- **Dataset extract**
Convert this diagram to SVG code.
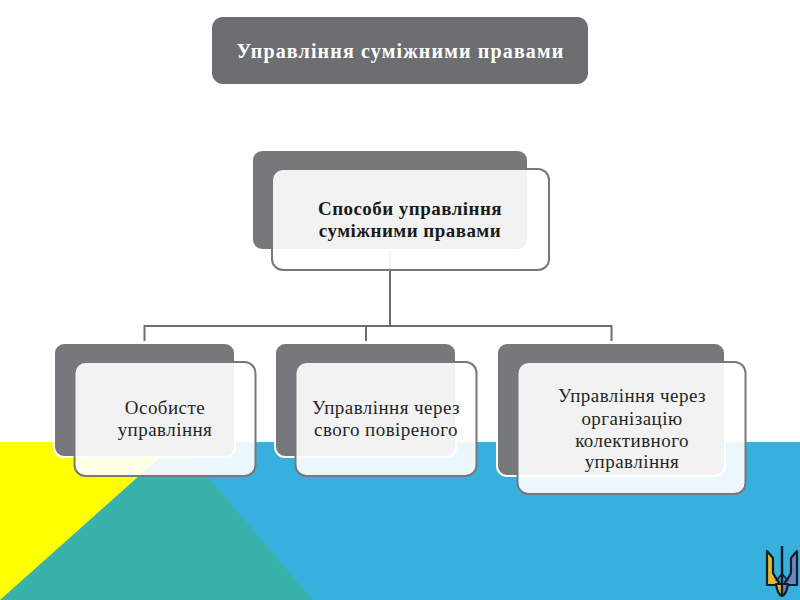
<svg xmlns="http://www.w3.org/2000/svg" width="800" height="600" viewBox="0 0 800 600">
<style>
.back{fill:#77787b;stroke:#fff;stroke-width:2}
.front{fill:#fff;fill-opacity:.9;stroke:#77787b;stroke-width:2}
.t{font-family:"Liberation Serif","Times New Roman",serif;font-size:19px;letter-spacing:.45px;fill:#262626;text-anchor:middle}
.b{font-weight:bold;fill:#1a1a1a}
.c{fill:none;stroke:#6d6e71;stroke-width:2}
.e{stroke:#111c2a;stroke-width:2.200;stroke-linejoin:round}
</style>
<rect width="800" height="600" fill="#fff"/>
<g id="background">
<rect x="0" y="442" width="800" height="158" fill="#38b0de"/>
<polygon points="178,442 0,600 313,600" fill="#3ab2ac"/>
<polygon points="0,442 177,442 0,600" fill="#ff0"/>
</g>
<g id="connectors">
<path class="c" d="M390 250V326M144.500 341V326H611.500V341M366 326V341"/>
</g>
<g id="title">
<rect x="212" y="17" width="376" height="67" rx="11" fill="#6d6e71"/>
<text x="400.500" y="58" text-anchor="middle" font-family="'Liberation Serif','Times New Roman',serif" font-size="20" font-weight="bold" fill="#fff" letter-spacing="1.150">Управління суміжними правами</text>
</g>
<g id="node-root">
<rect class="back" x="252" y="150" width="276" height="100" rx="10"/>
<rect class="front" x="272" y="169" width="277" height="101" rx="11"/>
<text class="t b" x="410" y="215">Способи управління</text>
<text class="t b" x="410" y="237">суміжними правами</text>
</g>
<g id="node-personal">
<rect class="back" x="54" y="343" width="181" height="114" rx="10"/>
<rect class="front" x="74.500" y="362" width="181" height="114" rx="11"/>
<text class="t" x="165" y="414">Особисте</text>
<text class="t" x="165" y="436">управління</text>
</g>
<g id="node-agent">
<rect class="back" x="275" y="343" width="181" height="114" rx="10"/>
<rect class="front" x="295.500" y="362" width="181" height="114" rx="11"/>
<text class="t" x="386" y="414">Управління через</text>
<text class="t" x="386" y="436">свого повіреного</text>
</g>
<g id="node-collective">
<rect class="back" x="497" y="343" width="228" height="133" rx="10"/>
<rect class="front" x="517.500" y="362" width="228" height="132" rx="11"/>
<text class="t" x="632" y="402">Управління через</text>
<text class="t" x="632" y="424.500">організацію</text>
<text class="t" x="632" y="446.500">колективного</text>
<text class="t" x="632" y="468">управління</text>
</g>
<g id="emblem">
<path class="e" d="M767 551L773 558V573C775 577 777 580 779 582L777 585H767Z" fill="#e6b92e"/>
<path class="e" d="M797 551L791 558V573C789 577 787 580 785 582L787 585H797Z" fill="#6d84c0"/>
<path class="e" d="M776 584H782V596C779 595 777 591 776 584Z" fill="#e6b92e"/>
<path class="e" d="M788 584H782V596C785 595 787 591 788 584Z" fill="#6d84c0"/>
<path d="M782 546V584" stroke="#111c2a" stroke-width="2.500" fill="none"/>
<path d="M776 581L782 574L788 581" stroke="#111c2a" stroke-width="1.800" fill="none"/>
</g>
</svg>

- **Written exercise**
Copy out each line exactly, without the pictures.

- **Response to the task**
Convert this diagram to SVG code.
<svg xmlns="http://www.w3.org/2000/svg" width="800" height="600" viewBox="0 0 800 600">
<style>
.back{fill:#77787b;stroke:#fff;stroke-width:2}
.front{fill:#fff;fill-opacity:.9;stroke:#77787b;stroke-width:2}
.t{font-family:"Liberation Serif","Times New Roman",serif;font-size:19px;letter-spacing:.45px;fill:#262626;text-anchor:middle}
.b{font-weight:bold;fill:#1a1a1a}
.c{fill:none;stroke:#6d6e71;stroke-width:2}
.e{stroke:#111c2a;stroke-width:2.200;stroke-linejoin:round}
</style>
<rect width="800" height="600" fill="#fff"/>
<g id="background">
<rect x="0" y="442" width="800" height="158" fill="#38b0de"/>
<polygon points="178,442 0,600 313,600" fill="#3ab2ac"/>
<polygon points="0,442 177,442 0,600" fill="#ff0"/>
</g>
<g id="connectors">
<path class="c" d="M390 250V326M144.500 341V326H611.500V341M366 326V341"/>
</g>
<g id="title">
<rect x="212" y="17" width="376" height="67" rx="11" fill="#6d6e71"/>
<text x="400.500" y="58" text-anchor="middle" font-family="'Liberation Serif','Times New Roman',serif" font-size="20" font-weight="bold" fill="#fff" letter-spacing="1.150">Управління суміжними правами</text>
</g>
<g id="node-root">
<rect class="back" x="252" y="150" width="276" height="100" rx="10"/>
<rect class="front" x="272" y="169" width="277" height="101" rx="11"/>
<text class="t b" x="410" y="215">Способи управління</text>
<text class="t b" x="410" y="237">суміжними правами</text>
</g>
<g id="node-personal">
<rect class="back" x="54" y="343" width="181" height="114" rx="10"/>
<rect class="front" x="74.500" y="362" width="181" height="114" rx="11"/>
<text class="t" x="165" y="414">Особисте</text>
<text class="t" x="165" y="436">управління</text>
</g>
<g id="node-agent">
<rect class="back" x="275" y="343" width="181" height="114" rx="10"/>
<rect class="front" x="295.500" y="362" width="181" height="114" rx="11"/>
<text class="t" x="386" y="414">Управління через</text>
<text class="t" x="386" y="436">свого повіреного</text>
</g>
<g id="node-collective">
<rect class="back" x="497" y="343" width="228" height="133" rx="10"/>
<rect class="front" x="517.500" y="362" width="228" height="132" rx="11"/>
<text class="t" x="632" y="402">Управління через</text>
<text class="t" x="632" y="424.500">організацію</text>
<text class="t" x="632" y="446.500">колективного</text>
<text class="t" x="632" y="468">управління</text>
</g>
<g id="emblem">
<path class="e" d="M767 551L773 558V573C775 577 777 580 779 582L777 585H767Z" fill="#e6b92e"/>
<path class="e" d="M797 551L791 558V573C789 577 787 580 785 582L787 585H797Z" fill="#6d84c0"/>
<path class="e" d="M776 584H782V596C779 595 777 591 776 584Z" fill="#e6b92e"/>
<path class="e" d="M788 584H782V596C785 595 787 591 788 584Z" fill="#6d84c0"/>
<path d="M782 546V584" stroke="#111c2a" stroke-width="2.500" fill="none"/>
<path d="M776 581L782 574L788 581" stroke="#111c2a" stroke-width="1.800" fill="none"/>
</g>
</svg>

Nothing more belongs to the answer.